START
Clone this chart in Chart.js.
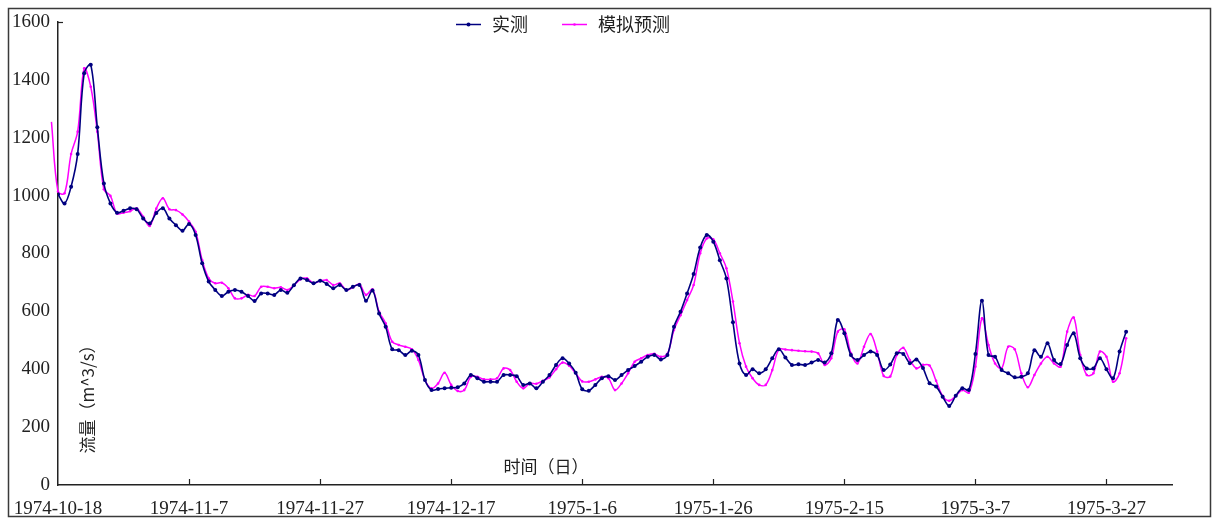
<!DOCTYPE html>
<html>
<head>
<meta charset="utf-8">
<script src="https://cdn.jsdelivr.net/npm/chart.js@4.4.1/dist/chart.umd.min.js"></script>
<style>
  html, body { margin: 0; padding: 0; background: #fff; }
  #wrap { width: 1214px; height: 521px; }
</style>
</head>
<body>
<div id="wrap"><canvas id="chart" width="1214" height="521"></canvas></div>
<script>
// day 0 = 1974-10-18
const xTickLabels = ['1974-10-18', '1974-11-7', '1974-11-27', '1974-12-17', '1975-1-6',
  '1975-1-26', '1975-2-15', '1975-3-7', '1975-3-27']

const observedStart = 0
const observed = [
  1005, 973, 1031, 1144, 1423, 1452, 1236, 1042, 973, 941,
  948, 956, 953, 921, 904, 940, 956, 921, 898, 879,
  902, 864, 766, 703, 674, 653, 668, 674, 668, 653,
  636, 662, 662, 657, 674, 664, 690, 714, 708, 697,
  706, 695, 680, 691, 674, 685, 691, 637, 672, 593,
  547, 469, 466, 449, 464, 449, 363, 328, 332, 334,
  336, 338, 351, 380, 369, 357, 357, 357, 380, 380,
  376, 346, 351, 334, 357, 380, 415, 438, 420, 388,
  331, 326, 346, 369, 376, 363, 380, 397, 411, 426,
  443, 449, 434, 449, 547, 599, 662, 729, 821, 864,
  841, 777, 714, 562, 420, 380, 400, 386, 400, 438,
  469, 441, 415, 417, 415, 423, 432, 423, 455, 570,
  524, 449, 432, 449, 461, 449, 397, 416, 455, 453,
  421, 434, 404, 352, 340, 305, 273, 308, 334, 328,
  453, 637, 449, 443, 397, 386, 372, 374, 386, 466,
  443, 490, 432, 418, 484, 524, 438, 403, 403, 438,
  400, 369, 461, 530
]

const simulatedStart = -1
const simulated = [
  1255,
  1014, 1008, 1144, 1221, 1440, 1376, 1221, 1022, 999, 938,
  941, 946, 956, 927, 895, 955, 991, 953, 950, 935,
  910, 875, 777, 714, 697, 699, 680, 645, 645, 657,
  653, 685, 685, 680, 683, 674, 690, 711, 714, 698,
  705, 708, 691, 697, 674, 683, 694, 657, 676, 599,
  559, 495, 484, 478, 469, 432, 363, 334, 351, 388,
  346, 325, 328, 374, 374, 365, 365, 369, 403, 397,
  357, 334, 351, 350, 360, 372, 400, 423, 412, 386,
  358, 357, 365, 374, 369, 328, 351, 386, 426, 438,
  449, 453, 443, 453, 536, 587, 639, 691, 801, 852,
  849, 801, 749, 634, 490, 409, 369, 346, 346, 397,
  469, 468, 466, 464, 462, 461, 455, 415, 438, 530,
  538, 455, 420, 478, 522, 461, 377, 375, 449, 474,
  432, 403, 415, 413, 360, 308, 291, 308, 328, 319,
  409, 576, 484, 420, 403, 478, 469, 386, 338, 380,
  420, 443, 420, 409, 530, 579, 449, 380, 386, 461,
  443, 357, 386, 507
]

const toPoints = (values, start) => values.map((v, i) => ({ x: start + i, y: v }))

const serif = '"Liberation Serif", "Times New Roman", "Noto Sans CJK SC", serif'
const cjk = '"Noto Sans CJK SC", "Liberation Serif", serif'

// frame, inner tick marks, axis titles and legend drawn on the canvas
const decorations = {
  id: 'decorations',
  beforeDraw(chart) {
    const { ctx } = chart
    ctx.save()
    ctx.fillStyle = '#fff'
    ctx.fillRect(0, 0, chart.width, chart.height)
    ctx.strokeStyle = '#3a3a3a'
    ctx.lineWidth = 1.5
    ctx.strokeRect(8.5, 8.5, 1202, 508)
    ctx.restore()
  },
  afterDraw(chart) {
    const { ctx, chartArea, scales } = chart
    ctx.save()
    // x ticks pointing up into the plot
    ctx.strokeStyle = '#222'
    ctx.lineWidth = 1.2
    for (let v = 20; v <= 160; v += 20) {
      const px = Math.round(scales.x.getPixelForValue(v)) + 0.5
      ctx.beginPath()
      ctx.moveTo(px, chartArea.bottom)
      ctx.lineTo(px, chartArea.bottom - 6)
      ctx.stroke()
    }
    // top tick on y axis
    const top = Math.round(scales.y.getPixelForValue(1600)) + 0.5
    ctx.beginPath()
    ctx.moveTo(chartArea.left, top)
    ctx.lineTo(chartArea.left + 5, top)
    ctx.stroke()

    ctx.fillStyle = '#222'
    ctx.font = '17px ' + cjk
    ctx.textAlign = 'center'
    ctx.textBaseline = 'middle'
    ctx.fillText('时间（日）', 546, 467)

    ctx.save()
    ctx.translate(88, 395)
    ctx.rotate(-Math.PI / 2)
    ctx.fillText('流量（m^3/s）', 0, 0)
    ctx.restore()

    // legend
    const items = [
      { ds: chart.data.datasets[0], x0: 456, x1: 481, tx: 492 },
      { ds: chart.data.datasets[1], x0: 562, x1: 587, tx: 598 }
    ]
    ctx.font = '18px ' + cjk
    ctx.textAlign = 'left'
    items.forEach(it => {
      ctx.strokeStyle = it.ds.borderColor
      ctx.lineWidth = 1.5
      ctx.beginPath()
      ctx.moveTo(it.x0, 24.5)
      ctx.lineTo(it.x1, 24.5)
      ctx.stroke()
      ctx.fillStyle = it.ds.borderColor
      ctx.beginPath()
      ctx.arc((it.x0 + it.x1) / 2, 24.5, it.ds.pointRadius, 0, Math.PI * 2)
      ctx.fill()
      ctx.fillStyle = '#222'
      ctx.fillText(it.ds.label, it.tx, 24)
    })
    ctx.restore()
  }
}

new Chart(document.getElementById('chart'), {
  type: 'line',
  data: {
    datasets: [
      {
        label: '实测',
        data: toPoints(observed, observedStart),
        borderColor: '#000080',
        backgroundColor: '#000080',
        borderWidth: 1.6,
        pointRadius: 2,
        pointBorderWidth: 0,
        tension: 0.35,
        order: 1
      },
      {
        label: '模拟预测',
        data: toPoints(simulated, simulatedStart),
        borderColor: '#ff00ff',
        backgroundColor: '#ff00ff',
        borderWidth: 1.5,
        pointRadius: 1.3,
        pointBorderWidth: 0,
        tension: 0.35,
        clip: false,
        order: 2
      }
    ]
  },
  options: {
    responsive: false,
    animation: false,
    layout: { padding: { left: 9, right: 42, top: 22, bottom: 0 } },
    plugins: { legend: { display: false }, tooltip: { enabled: false } },
    scales: {
      x: {
        type: 'linear',
        min: 0,
        max: 170,
        grid: { display: false, drawTicks: false },
        border: { display: true, color: '#222', width: 1.5 },
        afterFit(scale) { scale.height = 36 },
        ticks: {
          stepSize: 20,
          includeBounds: false,
          autoSkip: false,
          maxRotation: 0,
          padding: 13,
          color: '#222',
          font: { family: serif, size: 19 },
          callback: v => xTickLabels[v / 20] ?? ''
        }
      },
      y: {
        min: 0,
        max: 1600,
        grid: { display: false, drawTicks: false },
        border: { display: true, color: '#222', width: 1.5 },
        afterFit(scale) { scale.width = 49 },
        ticks: {
          stepSize: 200,
          padding: 8,
          color: '#222',
          font: { family: serif, size: 19 },
          callback: v => String(v)
        }
      }
    }
  },
  plugins: [decorations]
})
</script>
</body>
</html>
END
Copy all the lines of data exactly as they appear, dropping any images.

## Problem solution:
Clone this chart in Chart.js.
<!DOCTYPE html>
<html>
<head>
<meta charset="utf-8">
<script src="https://cdn.jsdelivr.net/npm/chart.js@4.4.1/dist/chart.umd.min.js"></script>
<style>
  html, body { margin: 0; padding: 0; background: #fff; }
  #wrap { width: 1214px; height: 521px; }
</style>
</head>
<body>
<div id="wrap"><canvas id="chart" width="1214" height="521"></canvas></div>
<script>
// day 0 = 1974-10-18
const xTickLabels = ['1974-10-18', '1974-11-7', '1974-11-27', '1974-12-17', '1975-1-6',
  '1975-1-26', '1975-2-15', '1975-3-7', '1975-3-27']

const observedStart = 0
const observed = [
  1005, 973, 1031, 1144, 1423, 1452, 1236, 1042, 973, 941,
  948, 956, 953, 921, 904, 940, 956, 921, 898, 879,
  902, 864, 766, 703, 674, 653, 668, 674, 668, 653,
  636, 662, 662, 657, 674, 664, 690, 714, 708, 697,
  706, 695, 680, 691, 674, 685, 691, 637, 672, 593,
  547, 469, 466, 449, 464, 449, 363, 328, 332, 334,
  336, 338, 351, 380, 369, 357, 357, 357, 380, 380,
  376, 346, 351, 334, 357, 380, 415, 438, 420, 388,
  331, 326, 346, 369, 376, 363, 380, 397, 411, 426,
  443, 449, 434, 449, 547, 599, 662, 729, 821, 864,
  841, 777, 714, 562, 420, 380, 400, 386, 400, 438,
  469, 441, 415, 417, 415, 423, 432, 423, 455, 570,
  524, 449, 432, 449, 461, 449, 397, 416, 455, 453,
  421, 434, 404, 352, 340, 305, 273, 308, 334, 328,
  453, 637, 449, 443, 397, 386, 372, 374, 386, 466,
  443, 490, 432, 418, 484, 524, 438, 403, 403, 438,
  400, 369, 461, 530
]

const simulatedStart = -1
const simulated = [
  1255,
  1014, 1008, 1144, 1221, 1440, 1376, 1221, 1022, 999, 938,
  941, 946, 956, 927, 895, 955, 991, 953, 950, 935,
  910, 875, 777, 714, 697, 699, 680, 645, 645, 657,
  653, 685, 685, 680, 683, 674, 690, 711, 714, 698,
  705, 708, 691, 697, 674, 683, 694, 657, 676, 599,
  559, 495, 484, 478, 469, 432, 363, 334, 351, 388,
  346, 325, 328, 374, 374, 365, 365, 369, 403, 397,
  357, 334, 351, 350, 360, 372, 400, 423, 412, 386,
  358, 357, 365, 374, 369, 328, 351, 386, 426, 438,
  449, 453, 443, 453, 536, 587, 639, 691, 801, 852,
  849, 801, 749, 634, 490, 409, 369, 346, 346, 397,
  469, 468, 466, 464, 462, 461, 455, 415, 438, 530,
  538, 455, 420, 478, 522, 461, 377, 375, 449, 474,
  432, 403, 415, 413, 360, 308, 291, 308, 328, 319,
  409, 576, 484, 420, 403, 478, 469, 386, 338, 380,
  420, 443, 420, 409, 530, 579, 449, 380, 386, 461,
  443, 357, 386, 507
]

const toPoints = (values, start) => values.map((v, i) => ({ x: start + i, y: v }))

const serif = '"Liberation Serif", "Times New Roman", "Noto Sans CJK SC", serif'
const cjk = '"Noto Sans CJK SC", "Liberation Serif", serif'

// frame, inner tick marks, axis titles and legend drawn on the canvas
const decorations = {
  id: 'decorations',
  beforeDraw(chart) {
    const { ctx } = chart
    ctx.save()
    ctx.fillStyle = '#fff'
    ctx.fillRect(0, 0, chart.width, chart.height)
    ctx.strokeStyle = '#3a3a3a'
    ctx.lineWidth = 1.5
    ctx.strokeRect(8.5, 8.5, 1202, 508)
    ctx.restore()
  },
  afterDraw(chart) {
    const { ctx, chartArea, scales } = chart
    ctx.save()
    // x ticks pointing up into the plot
    ctx.strokeStyle = '#222'
    ctx.lineWidth = 1.2
    for (let v = 20; v <= 160; v += 20) {
      const px = Math.round(scales.x.getPixelForValue(v)) + 0.5
      ctx.beginPath()
      ctx.moveTo(px, chartArea.bottom)
      ctx.lineTo(px, chartArea.bottom - 6)
      ctx.stroke()
    }
    // top tick on y axis
    const top = Math.round(scales.y.getPixelForValue(1600)) + 0.5
    ctx.beginPath()
    ctx.moveTo(chartArea.left, top)
    ctx.lineTo(chartArea.left + 5, top)
    ctx.stroke()

    ctx.fillStyle = '#222'
    ctx.font = '17px ' + cjk
    ctx.textAlign = 'center'
    ctx.textBaseline = 'middle'
    ctx.fillText('时间（日）', 546, 467)

    ctx.save()
    ctx.translate(88, 395)
    ctx.rotate(-Math.PI / 2)
    ctx.fillText('流量（m^3/s）', 0, 0)
    ctx.restore()

    // legend
    const items = [
      { ds: chart.data.datasets[0], x0: 456, x1: 481, tx: 492 },
      { ds: chart.data.datasets[1], x0: 562, x1: 587, tx: 598 }
    ]
    ctx.font = '18px ' + cjk
    ctx.textAlign = 'left'
    items.forEach(it => {
      ctx.strokeStyle = it.ds.borderColor
      ctx.lineWidth = 1.5
      ctx.beginPath()
      ctx.moveTo(it.x0, 24.5)
      ctx.lineTo(it.x1, 24.5)
      ctx.stroke()
      ctx.fillStyle = it.ds.borderColor
      ctx.beginPath()
      ctx.arc((it.x0 + it.x1) / 2, 24.5, it.ds.pointRadius, 0, Math.PI * 2)
      ctx.fill()
      ctx.fillStyle = '#222'
      ctx.fillText(it.ds.label, it.tx, 24)
    })
    ctx.restore()
  }
}

new Chart(document.getElementById('chart'), {
  type: 'line',
  data: {
    datasets: [
      {
        label: '实测',
        data: toPoints(observed, observedStart),
        borderColor: '#000080',
        backgroundColor: '#000080',
        borderWidth: 1.6,
        pointRadius: 2,
        pointBorderWidth: 0,
        tension: 0.35,
        order: 1
      },
      {
        label: '模拟预测',
        data: toPoints(simulated, simulatedStart),
        borderColor: '#ff00ff',
        backgroundColor: '#ff00ff',
        borderWidth: 1.5,
        pointRadius: 1.3,
        pointBorderWidth: 0,
        tension: 0.35,
        clip: false,
        order: 2
      }
    ]
  },
  options: {
    responsive: false,
    animation: false,
    layout: { padding: { left: 9, right: 42, top: 22, bottom: 0 } },
    plugins: { legend: { display: false }, tooltip: { enabled: false } },
    scales: {
      x: {
        type: 'linear',
        min: 0,
        max: 170,
        grid: { display: false, drawTicks: false },
        border: { display: true, color: '#222', width: 1.5 },
        afterFit(scale) { scale.height = 36 },
        ticks: {
          stepSize: 20,
          includeBounds: false,
          autoSkip: false,
          maxRotation: 0,
          padding: 13,
          color: '#222',
          font: { family: serif, size: 19 },
          callback: v => xTickLabels[v / 20] ?? ''
        }
      },
      y: {
        min: 0,
        max: 1600,
        grid: { display: false, drawTicks: false },
        border: { display: true, color: '#222', width: 1.5 },
        afterFit(scale) { scale.width = 49 },
        ticks: {
          stepSize: 200,
          padding: 8,
          color: '#222',
          font: { family: serif, size: 19 },
          callback: v => String(v)
        }
      }
    }
  },
  plugins: [decorations]
})
</script>
</body>
</html>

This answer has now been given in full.